→ Material for the task:
##########

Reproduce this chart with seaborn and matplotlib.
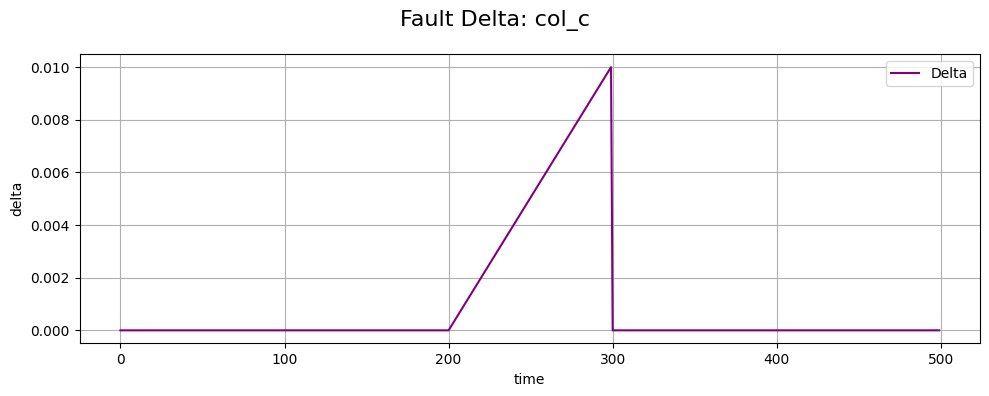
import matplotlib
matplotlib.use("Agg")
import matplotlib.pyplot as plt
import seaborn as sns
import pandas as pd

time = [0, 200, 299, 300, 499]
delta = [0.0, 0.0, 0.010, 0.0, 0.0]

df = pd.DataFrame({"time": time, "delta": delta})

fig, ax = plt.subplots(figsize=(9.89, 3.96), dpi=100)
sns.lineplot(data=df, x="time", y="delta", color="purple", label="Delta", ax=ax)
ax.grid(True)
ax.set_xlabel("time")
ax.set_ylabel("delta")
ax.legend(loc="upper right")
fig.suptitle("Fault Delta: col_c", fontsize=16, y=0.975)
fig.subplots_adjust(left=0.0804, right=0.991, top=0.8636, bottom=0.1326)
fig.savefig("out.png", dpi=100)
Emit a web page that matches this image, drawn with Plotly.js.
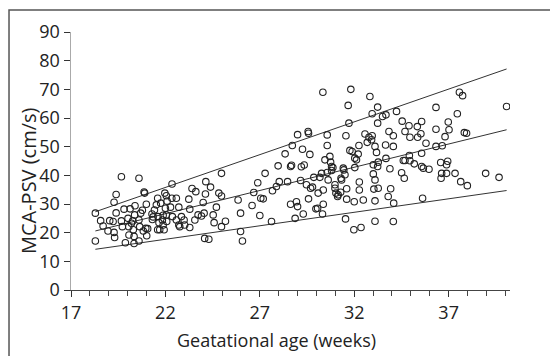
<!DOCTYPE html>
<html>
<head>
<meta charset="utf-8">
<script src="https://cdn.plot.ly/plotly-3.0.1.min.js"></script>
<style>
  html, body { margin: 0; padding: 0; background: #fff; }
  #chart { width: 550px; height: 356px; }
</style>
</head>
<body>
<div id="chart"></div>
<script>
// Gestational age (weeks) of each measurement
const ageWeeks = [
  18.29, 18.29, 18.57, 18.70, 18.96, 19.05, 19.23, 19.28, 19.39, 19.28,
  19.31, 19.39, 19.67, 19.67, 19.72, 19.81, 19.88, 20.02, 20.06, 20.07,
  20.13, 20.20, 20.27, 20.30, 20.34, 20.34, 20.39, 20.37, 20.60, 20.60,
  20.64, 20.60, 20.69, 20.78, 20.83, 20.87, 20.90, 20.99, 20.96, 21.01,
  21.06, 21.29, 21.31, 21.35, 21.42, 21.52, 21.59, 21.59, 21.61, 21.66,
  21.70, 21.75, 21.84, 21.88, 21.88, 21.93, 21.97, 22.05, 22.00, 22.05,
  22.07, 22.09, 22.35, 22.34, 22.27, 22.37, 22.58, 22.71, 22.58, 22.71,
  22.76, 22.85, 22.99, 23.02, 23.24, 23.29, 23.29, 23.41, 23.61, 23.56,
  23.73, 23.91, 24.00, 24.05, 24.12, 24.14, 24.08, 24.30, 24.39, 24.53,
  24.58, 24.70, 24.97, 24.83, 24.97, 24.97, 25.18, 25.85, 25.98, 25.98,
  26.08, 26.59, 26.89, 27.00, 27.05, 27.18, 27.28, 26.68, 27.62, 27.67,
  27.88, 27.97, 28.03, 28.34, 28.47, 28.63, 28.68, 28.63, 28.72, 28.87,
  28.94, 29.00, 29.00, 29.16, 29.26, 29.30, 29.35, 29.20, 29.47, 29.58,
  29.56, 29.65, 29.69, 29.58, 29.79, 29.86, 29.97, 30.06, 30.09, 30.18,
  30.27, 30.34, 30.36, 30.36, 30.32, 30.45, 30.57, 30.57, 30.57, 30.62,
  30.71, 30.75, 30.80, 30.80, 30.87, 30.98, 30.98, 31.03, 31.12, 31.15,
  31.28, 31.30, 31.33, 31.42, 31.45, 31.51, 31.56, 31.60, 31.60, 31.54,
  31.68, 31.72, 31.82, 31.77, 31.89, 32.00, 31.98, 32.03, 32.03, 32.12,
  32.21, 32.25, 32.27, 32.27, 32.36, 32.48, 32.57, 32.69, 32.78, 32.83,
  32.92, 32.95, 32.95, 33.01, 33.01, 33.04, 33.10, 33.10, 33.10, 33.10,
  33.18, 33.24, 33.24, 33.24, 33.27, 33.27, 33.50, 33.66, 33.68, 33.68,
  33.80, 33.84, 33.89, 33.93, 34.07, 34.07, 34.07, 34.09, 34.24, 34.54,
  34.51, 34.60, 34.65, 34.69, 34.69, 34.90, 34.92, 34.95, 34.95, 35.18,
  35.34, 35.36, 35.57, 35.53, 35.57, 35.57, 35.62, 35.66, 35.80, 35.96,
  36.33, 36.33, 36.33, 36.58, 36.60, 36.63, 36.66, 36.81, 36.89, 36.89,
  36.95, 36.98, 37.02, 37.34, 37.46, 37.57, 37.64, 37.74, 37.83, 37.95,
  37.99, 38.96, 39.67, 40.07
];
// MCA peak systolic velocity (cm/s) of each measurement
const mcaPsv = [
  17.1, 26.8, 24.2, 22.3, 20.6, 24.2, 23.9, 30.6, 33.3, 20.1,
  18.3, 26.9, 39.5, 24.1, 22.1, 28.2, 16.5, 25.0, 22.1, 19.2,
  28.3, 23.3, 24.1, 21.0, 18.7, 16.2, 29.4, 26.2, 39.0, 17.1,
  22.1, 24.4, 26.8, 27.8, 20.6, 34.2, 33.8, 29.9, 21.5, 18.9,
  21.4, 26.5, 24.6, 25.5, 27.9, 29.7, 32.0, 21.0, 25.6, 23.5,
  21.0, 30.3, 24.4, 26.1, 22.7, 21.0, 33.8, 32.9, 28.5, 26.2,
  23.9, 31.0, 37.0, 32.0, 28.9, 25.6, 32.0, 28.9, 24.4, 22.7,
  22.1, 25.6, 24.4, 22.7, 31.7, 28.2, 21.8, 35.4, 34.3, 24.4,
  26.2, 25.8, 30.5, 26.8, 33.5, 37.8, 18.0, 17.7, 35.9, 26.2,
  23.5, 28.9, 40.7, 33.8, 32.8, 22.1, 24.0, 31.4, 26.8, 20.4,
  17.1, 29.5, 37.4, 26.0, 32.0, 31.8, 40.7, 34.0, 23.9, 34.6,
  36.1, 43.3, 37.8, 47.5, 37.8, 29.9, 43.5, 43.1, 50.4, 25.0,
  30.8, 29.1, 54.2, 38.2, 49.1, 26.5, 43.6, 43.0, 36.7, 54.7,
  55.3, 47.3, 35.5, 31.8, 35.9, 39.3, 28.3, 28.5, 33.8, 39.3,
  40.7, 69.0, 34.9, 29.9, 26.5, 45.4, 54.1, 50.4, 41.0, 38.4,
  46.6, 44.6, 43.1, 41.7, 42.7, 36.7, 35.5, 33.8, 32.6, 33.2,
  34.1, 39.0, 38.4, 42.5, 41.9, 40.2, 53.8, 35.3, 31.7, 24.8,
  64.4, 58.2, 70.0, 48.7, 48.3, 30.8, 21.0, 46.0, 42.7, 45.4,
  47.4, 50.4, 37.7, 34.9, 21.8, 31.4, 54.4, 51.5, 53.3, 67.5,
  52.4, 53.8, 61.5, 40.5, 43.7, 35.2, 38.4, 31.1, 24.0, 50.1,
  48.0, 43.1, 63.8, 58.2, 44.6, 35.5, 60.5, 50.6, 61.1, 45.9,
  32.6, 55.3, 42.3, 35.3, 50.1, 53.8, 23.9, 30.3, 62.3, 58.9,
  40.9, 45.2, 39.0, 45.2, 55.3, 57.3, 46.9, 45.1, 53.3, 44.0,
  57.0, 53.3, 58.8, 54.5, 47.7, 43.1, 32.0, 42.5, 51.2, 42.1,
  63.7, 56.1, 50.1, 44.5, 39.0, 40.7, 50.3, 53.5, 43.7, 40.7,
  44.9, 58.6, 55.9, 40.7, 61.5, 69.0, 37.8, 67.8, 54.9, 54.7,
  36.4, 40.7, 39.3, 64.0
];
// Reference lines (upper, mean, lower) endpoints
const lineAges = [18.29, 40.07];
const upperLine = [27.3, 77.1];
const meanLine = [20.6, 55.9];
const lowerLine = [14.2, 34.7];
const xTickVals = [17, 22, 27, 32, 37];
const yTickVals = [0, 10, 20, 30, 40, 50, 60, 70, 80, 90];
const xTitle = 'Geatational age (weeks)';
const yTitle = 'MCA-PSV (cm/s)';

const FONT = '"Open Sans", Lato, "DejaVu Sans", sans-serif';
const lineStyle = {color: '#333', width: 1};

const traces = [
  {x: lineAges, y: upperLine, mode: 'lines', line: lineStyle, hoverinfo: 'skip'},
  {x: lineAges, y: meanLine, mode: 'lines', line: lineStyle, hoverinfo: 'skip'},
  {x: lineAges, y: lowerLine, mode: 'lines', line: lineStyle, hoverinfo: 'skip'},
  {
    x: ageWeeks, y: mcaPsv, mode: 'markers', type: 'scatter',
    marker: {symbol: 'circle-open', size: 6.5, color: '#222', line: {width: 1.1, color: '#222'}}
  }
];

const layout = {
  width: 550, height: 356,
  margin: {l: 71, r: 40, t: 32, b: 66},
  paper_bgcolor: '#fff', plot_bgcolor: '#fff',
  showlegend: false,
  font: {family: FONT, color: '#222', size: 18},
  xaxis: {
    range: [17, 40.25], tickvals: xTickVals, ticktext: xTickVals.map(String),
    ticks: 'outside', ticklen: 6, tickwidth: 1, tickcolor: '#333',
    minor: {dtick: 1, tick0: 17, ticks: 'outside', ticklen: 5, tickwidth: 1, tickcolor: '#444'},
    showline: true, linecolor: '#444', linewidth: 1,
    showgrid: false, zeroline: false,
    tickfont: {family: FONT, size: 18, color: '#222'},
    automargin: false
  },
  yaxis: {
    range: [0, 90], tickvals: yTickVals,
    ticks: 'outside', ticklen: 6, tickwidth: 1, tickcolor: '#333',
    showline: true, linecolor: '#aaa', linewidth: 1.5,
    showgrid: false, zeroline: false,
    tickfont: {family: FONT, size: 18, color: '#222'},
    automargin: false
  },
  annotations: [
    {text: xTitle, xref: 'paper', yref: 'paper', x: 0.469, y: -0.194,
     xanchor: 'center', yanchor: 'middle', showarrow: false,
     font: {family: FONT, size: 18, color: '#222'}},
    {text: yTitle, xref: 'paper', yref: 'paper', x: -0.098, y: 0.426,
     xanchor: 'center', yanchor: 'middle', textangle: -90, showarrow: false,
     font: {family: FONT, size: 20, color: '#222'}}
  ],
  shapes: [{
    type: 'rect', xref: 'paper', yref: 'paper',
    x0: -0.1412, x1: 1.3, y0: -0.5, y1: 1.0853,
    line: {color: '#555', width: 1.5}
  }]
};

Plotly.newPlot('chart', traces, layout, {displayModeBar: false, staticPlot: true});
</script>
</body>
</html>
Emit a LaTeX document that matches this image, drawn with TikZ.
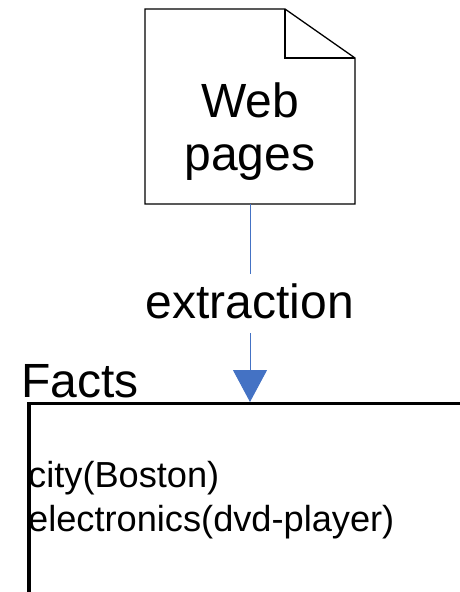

##########

→ Your instructions: Look through the records and gather every line containing "Emit".

→ Correct result:
Emit a web page that matches this image, drawn with Plotly.js.
Emit a LaTeX document that matches this image, drawn with TikZ.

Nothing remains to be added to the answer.